Exercise brief
Nothing after the line with "0.165, 0.04, 0.015]" belongs in the copy; extract the lines below from the top through that line, pictures left out.
____________
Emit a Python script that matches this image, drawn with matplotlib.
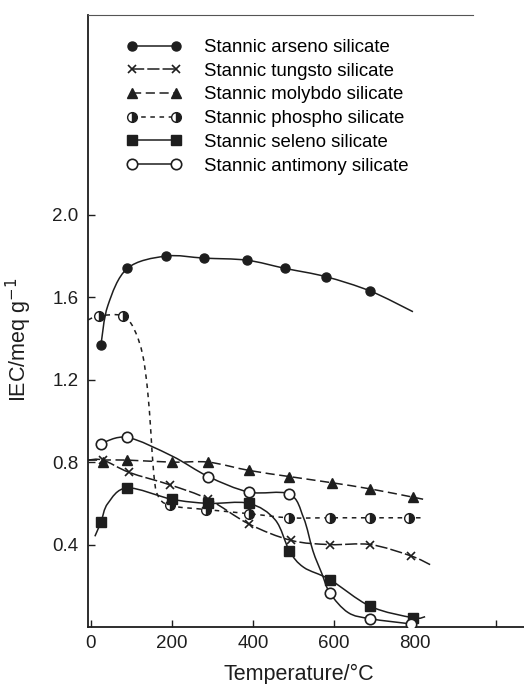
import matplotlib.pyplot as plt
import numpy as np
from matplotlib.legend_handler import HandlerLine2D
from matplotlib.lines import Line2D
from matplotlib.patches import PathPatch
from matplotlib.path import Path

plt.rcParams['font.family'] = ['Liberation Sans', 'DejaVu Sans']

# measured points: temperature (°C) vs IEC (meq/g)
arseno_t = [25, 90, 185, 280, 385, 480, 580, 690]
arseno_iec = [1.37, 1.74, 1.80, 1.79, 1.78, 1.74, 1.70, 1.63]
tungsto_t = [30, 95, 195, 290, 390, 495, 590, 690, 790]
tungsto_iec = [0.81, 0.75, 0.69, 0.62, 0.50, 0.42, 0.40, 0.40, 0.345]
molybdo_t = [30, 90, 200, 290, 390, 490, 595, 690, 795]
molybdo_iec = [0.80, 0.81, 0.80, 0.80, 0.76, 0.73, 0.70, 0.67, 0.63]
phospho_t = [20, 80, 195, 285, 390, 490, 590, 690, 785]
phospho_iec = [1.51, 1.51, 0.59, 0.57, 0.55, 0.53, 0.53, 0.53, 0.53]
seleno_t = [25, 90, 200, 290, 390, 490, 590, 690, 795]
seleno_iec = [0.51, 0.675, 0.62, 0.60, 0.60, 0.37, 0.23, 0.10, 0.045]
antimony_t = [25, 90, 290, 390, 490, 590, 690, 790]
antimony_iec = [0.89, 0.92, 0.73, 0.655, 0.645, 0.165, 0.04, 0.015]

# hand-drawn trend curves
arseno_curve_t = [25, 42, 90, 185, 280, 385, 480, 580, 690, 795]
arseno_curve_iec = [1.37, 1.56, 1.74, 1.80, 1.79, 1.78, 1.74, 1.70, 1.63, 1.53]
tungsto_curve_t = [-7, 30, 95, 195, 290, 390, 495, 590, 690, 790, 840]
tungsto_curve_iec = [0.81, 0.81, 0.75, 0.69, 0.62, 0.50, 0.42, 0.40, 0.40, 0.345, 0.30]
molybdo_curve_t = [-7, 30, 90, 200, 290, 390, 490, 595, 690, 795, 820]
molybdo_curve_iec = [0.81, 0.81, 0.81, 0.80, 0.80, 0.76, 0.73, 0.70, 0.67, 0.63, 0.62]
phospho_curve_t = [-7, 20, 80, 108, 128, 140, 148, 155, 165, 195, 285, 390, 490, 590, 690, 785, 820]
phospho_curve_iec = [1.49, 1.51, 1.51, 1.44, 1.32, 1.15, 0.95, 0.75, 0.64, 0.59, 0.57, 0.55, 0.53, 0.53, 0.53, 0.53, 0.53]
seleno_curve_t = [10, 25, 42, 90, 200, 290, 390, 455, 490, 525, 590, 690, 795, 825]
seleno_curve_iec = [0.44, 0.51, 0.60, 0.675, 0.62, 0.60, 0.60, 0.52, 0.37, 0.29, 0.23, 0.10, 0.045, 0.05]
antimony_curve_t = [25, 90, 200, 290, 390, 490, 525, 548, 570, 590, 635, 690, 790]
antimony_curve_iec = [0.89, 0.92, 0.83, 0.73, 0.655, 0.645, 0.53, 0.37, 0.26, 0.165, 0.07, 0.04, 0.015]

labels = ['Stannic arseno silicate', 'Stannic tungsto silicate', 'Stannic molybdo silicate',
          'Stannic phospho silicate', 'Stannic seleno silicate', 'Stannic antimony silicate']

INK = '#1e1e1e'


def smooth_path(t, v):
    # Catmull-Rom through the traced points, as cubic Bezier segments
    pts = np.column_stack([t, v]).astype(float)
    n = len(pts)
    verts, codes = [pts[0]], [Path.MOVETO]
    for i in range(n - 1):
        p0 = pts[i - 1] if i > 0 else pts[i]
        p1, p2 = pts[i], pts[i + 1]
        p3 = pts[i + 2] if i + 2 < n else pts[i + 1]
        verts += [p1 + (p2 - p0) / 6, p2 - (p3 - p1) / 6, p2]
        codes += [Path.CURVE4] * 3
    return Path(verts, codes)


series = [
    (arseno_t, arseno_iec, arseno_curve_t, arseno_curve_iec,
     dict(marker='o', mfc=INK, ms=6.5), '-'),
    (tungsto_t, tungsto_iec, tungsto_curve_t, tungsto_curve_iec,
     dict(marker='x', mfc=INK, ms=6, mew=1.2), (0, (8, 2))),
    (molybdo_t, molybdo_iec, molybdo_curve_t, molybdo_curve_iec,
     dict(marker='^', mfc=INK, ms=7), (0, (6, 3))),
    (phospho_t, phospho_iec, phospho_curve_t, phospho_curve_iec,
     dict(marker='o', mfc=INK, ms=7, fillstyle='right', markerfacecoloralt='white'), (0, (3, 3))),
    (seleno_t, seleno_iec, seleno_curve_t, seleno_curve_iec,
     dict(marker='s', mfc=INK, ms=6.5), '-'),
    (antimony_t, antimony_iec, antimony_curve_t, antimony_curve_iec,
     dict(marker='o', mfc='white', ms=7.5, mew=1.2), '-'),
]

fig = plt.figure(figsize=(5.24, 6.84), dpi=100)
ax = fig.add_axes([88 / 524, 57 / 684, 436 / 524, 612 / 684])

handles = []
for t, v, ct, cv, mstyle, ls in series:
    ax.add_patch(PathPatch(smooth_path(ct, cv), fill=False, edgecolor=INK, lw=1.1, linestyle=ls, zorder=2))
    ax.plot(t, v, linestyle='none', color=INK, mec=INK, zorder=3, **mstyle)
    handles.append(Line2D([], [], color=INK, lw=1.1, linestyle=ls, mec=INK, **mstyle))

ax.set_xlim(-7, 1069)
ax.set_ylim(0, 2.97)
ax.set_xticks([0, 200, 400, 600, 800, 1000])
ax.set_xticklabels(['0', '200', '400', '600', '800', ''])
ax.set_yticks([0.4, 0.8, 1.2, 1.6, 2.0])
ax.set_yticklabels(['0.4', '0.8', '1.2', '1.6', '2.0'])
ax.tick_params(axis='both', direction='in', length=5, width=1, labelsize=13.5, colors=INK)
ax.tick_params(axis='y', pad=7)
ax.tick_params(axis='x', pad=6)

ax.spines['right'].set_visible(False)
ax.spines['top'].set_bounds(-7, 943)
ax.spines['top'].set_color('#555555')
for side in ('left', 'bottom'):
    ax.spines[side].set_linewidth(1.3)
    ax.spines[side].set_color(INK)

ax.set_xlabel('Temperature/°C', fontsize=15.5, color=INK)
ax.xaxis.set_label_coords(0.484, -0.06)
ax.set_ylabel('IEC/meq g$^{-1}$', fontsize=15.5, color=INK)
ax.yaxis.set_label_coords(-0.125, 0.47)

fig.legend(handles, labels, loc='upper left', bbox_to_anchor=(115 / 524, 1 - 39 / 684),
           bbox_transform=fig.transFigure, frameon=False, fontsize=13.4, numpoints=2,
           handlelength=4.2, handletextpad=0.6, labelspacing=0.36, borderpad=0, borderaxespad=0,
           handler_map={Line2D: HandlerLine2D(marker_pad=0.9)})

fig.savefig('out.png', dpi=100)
____________
Written solution
Emit a Python script that matches this image, drawn with matplotlib.
import matplotlib.pyplot as plt
import numpy as np
from matplotlib.legend_handler import HandlerLine2D
from matplotlib.lines import Line2D
from matplotlib.patches import PathPatch
from matplotlib.path import Path

plt.rcParams['font.family'] = ['Liberation Sans', 'DejaVu Sans']

# measured points: temperature (°C) vs IEC (meq/g)
arseno_t = [25, 90, 185, 280, 385, 480, 580, 690]
arseno_iec = [1.37, 1.74, 1.80, 1.79, 1.78, 1.74, 1.70, 1.63]
tungsto_t = [30, 95, 195, 290, 390, 495, 590, 690, 790]
tungsto_iec = [0.81, 0.75, 0.69, 0.62, 0.50, 0.42, 0.40, 0.40, 0.345]
molybdo_t = [30, 90, 200, 290, 390, 490, 595, 690, 795]
molybdo_iec = [0.80, 0.81, 0.80, 0.80, 0.76, 0.73, 0.70, 0.67, 0.63]
phospho_t = [20, 80, 195, 285, 390, 490, 590, 690, 785]
phospho_iec = [1.51, 1.51, 0.59, 0.57, 0.55, 0.53, 0.53, 0.53, 0.53]
seleno_t = [25, 90, 200, 290, 390, 490, 590, 690, 795]
seleno_iec = [0.51, 0.675, 0.62, 0.60, 0.60, 0.37, 0.23, 0.10, 0.045]
antimony_t = [25, 90, 290, 390, 490, 590, 690, 790]
antimony_iec = [0.89, 0.92, 0.73, 0.655, 0.645, 0.165, 0.04, 0.015]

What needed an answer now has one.